Date: 
Friday, June 19, 2015 - 13:00

By Gus Grand, Head of Policy at the Eden Project

Yesterday the Pope’s much-leaked encyclical on climate change was finally published.  In it, he says that climate change is caused by humans, and that combating it is a moral issue. Although Eden is a secular organisation and we don’t usually comment on religious matters, we applaud the Pope’s action. It just might make the difference to the crucial UN climate change conference in November this year. Let’s just hope he doesn’t make it fashionable again. In the UK, climate change had a stylish moment between about 2005 and 2009. You couldn’t move for celebs giving us green tips, newspaper columns, TV programmes, films. Even Al Gore giving a PowerPoint was strangely compelling to the chatterati. The media saturation meant that there was the political space to get good work done: the 2008 Climate Change Act had wide cross-party and public support, but by definition something that can be in fashion can also be out of fashion.  After the last major UN climate conference in 2009 in Copenhagen fizzled out with nothing better than an agreement to keep talking, many of us suffered a malaise known as climate fatigue: we were bored rigid, it was all just too difficult. And no longer trendy. Then, the financial crisis pushed every other issue off the political agenda. But the climate it keeps on changing.  The Pope has put it back onto our front pages and perhaps back into MP’s rhetoric. That’s good news.

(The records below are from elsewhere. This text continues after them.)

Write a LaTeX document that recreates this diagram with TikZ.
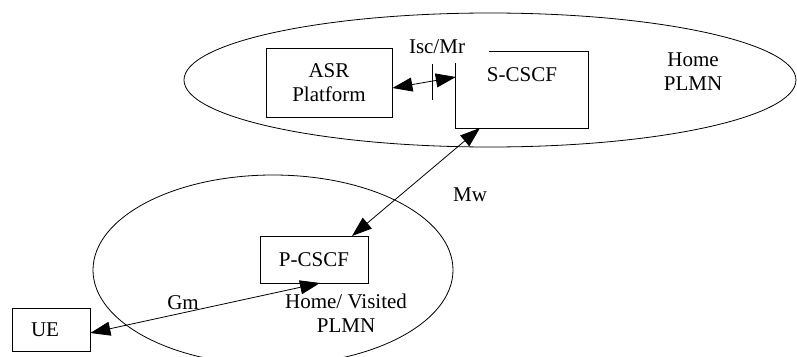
\documentclass[tikz,border=0pt]{standalone}
\usepackage{fontspec}
\setmainfont{Liberation Serif}
\usetikzlibrary{arrows.meta}

\tikzset{
  entity/.style={draw, thick, inner sep=0pt},
  txt/.style={font=\fontsize{21}{24}\selectfont, align=center, inner sep=0pt},
  iface/.style={thick, {Triangle[length=20pt,width=14pt]}-{Triangle[length=20pt,width=14pt]}}
}

\begin{document}
\begin{tikzpicture}[x=1pt, y=-1pt]

\useasboundingbox (0,0) rectangle (797,356);

% networks
\draw[thick] (490,80) ellipse [x radius=306pt, y radius=67pt];
\draw[thick] (273,270) ellipse [x radius=180pt, y radius=95pt];
\node[txt] (home) at (693,72) {Home\\PLMN};
\node[txt] (visited) at (346,313) {Home/ Visited\\PLMN};

% entities
\node[entity, minimum width=126pt, minimum height=69pt, txt] (asr) at (329,82.5) {ASR\\Platform};
\node[minimum width=132pt, minimum height=76pt] (scscf) at (522,90) {};
\draw[thick] ([xshift=33pt]scscf.north west) -- (scscf.north east) -- (scscf.south east)
  -- (scscf.south west) -- ([yshift=-11pt]scscf.north west);
\node[txt] (scscflbl) at (522,75) {S-CSCF};
\node[entity, minimum width=108pt, minimum height=47pt, txt] (pcscf) at (314,259.5) {P-CSCF};
\node[entity, minimum width=78pt, minimum height=43pt] (ue) at (51,329.5) {};
\node[txt] (uelbl) at (45,330) {UE};

% interfaces
\coordinate (sc) at (480,128);
\coordinate (pc) at (352,236);
\coordinate (gm) at (320,283);
\draw[iface] (asr.east |- 0,88) -- (scscf.west |- 0,77);
\draw[thick] (432,64) -- (432,100);
\node[txt] (isc) at (437,47) {Isc/Mr};
\draw[iface] (sc) -- (pc);
\node[txt] (mw) at (470,195) {Mw};
\draw[iface] (ue.east |- 0,333) -- (gm);
\node[txt] (gmlbl) at (183,303) {Gm};

\end{tikzpicture}
\end{document}
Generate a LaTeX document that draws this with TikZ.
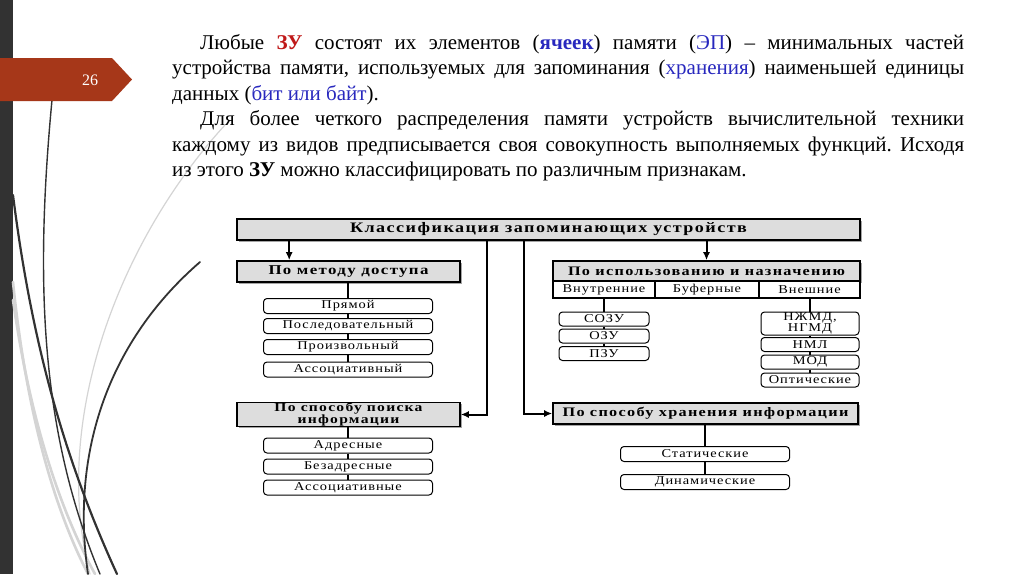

The timing of the release, just before the Pope visits the US and addresses the UN and Congress, is masterful. Unlike Europe where supporting action against climate change is widely accepted whatever your political colour, the US has become locked in a left-right split where, broadly, Democrats support climate action and Republicans oppose it. Only two of the twenty five declared Republican candidates for president, Lindsey Graham, and George Pataki are keen on climate action; while many prominent climate sceptic candidates, including Jeb Bush, Rick Santorum and Bobby Jindal are Catholic. Catholics, at 32% are the second biggest religious group in Congress after Protestants. If the Pope can break the political paralysis in the US, by encouraging the sceptics to think again, it might be the most valuable intervention ever on the side of the angels. The road to decarbonisation will still be long and hard, especially as cheap energy from coal is so important in creating the wealth countries such as India desperately needs, but if the US, the world’s second greatest emitter, can turn its extraordinary resources to help solve the problem, we’ll really be on the way.

Here at Eden, we’ll carry on, fashionable or not.  Good stewardship of the planet and the redemptive power of human endeavour are key themes in all our work. Our ex- china clay quarry is itself a demonstration that the bleakest landscape imaginable can be restored to a place of plenty. This year we hope to finally get the funding to start drilling for our geothermal power plant, kick starting a new renewable industry for the UK. With friends and partners, we’ll continue to run conferences such as ‘Energy Island’, looking at the barriers and opportunities for energy independence, and with new exhibitions such as ‘Invisible You’ about the 90% of you that isn’t human, we’ll carry on opening hearts and minds to the wonders of the natural world.